By this point my feet were hurting again, and I was hungry. Rather than attempt to find something to eat at street level, I went to the 7th floor of the Doota building to eat at their food garden, and I am so glad I did. The dining area has a panoramic view of Dongdaemun, the food was fresh and tasty, and there were plenty of fashionable girls and guys to watch and see what the kids are wearing these days.

The Doota Food Garden

The Doota Food Garden

With my stomach full and feet rested, I headed across the Cheongyecheon Stream to Dongdaemun Shopping Town, otherwise known as the Craft Mecca of Korea. The building is six floors packed wall to wall with every imaginable sewing/knitting/embroidery/fashion design supply you can imagine. I was overwhelmed by the hordes of fashion forward ladies and gents walking around with their personal design books overflowing with sketches and fabric swatches searching for the perfect zipper or button. If Bravo ever wanted to do a Project Runway in Seoul, this would be the place the designers would come to purchase their materials.

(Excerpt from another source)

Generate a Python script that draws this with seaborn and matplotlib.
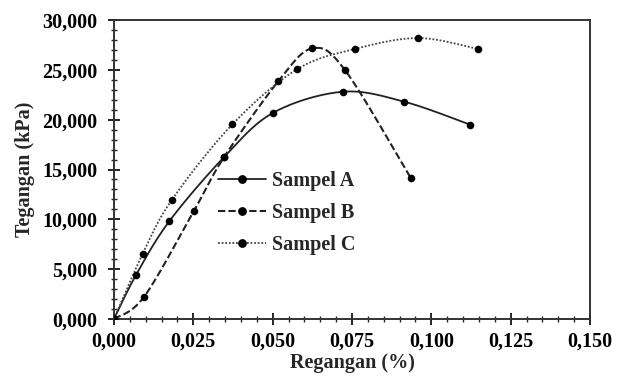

On the upper floors, it was a little less hectic and I did make a couple  purchases. At one stall, I stocked up on basic notions like tailors chalk, hand sewing needles, leather thimbles and a measuring tape. At another I stocked up on a range of super soft felt in amazing browns, yellows and blues at 1,000won ($1) per sheet. Now I have the motivation AND materials to teach myself how to embroider!

After four hours of shopping, I stopped by the hostel to drop off my purchases and check email. Then I was out again and headed to the college area close to the Sinchon Station. Within a ten or twenty block radius there are at least five large colleges including Ewha Womans University, Yonsei University, Seogang University, Hongik University and Kyunggi University. Every street was packed with college coeds walking around with friends shopping, eating, drinking coffee, reading magazines, hitting baseballs at the batting cage, playing video games and chatting. It was a fun atmosphere that reminded me of my days at UTK and made me think of my cousin that starts her first year of college this fall. She’s going to have such a blast, and Chattanooga will never be the same!!

College Street

College Street

Of course, where there are college students, there is shopping. I dropped in a few more stores, almost bought a camera bag and tried to buy some cool shoes that would be quite comfortable….but my feet are too big. No size 9 in Seoul!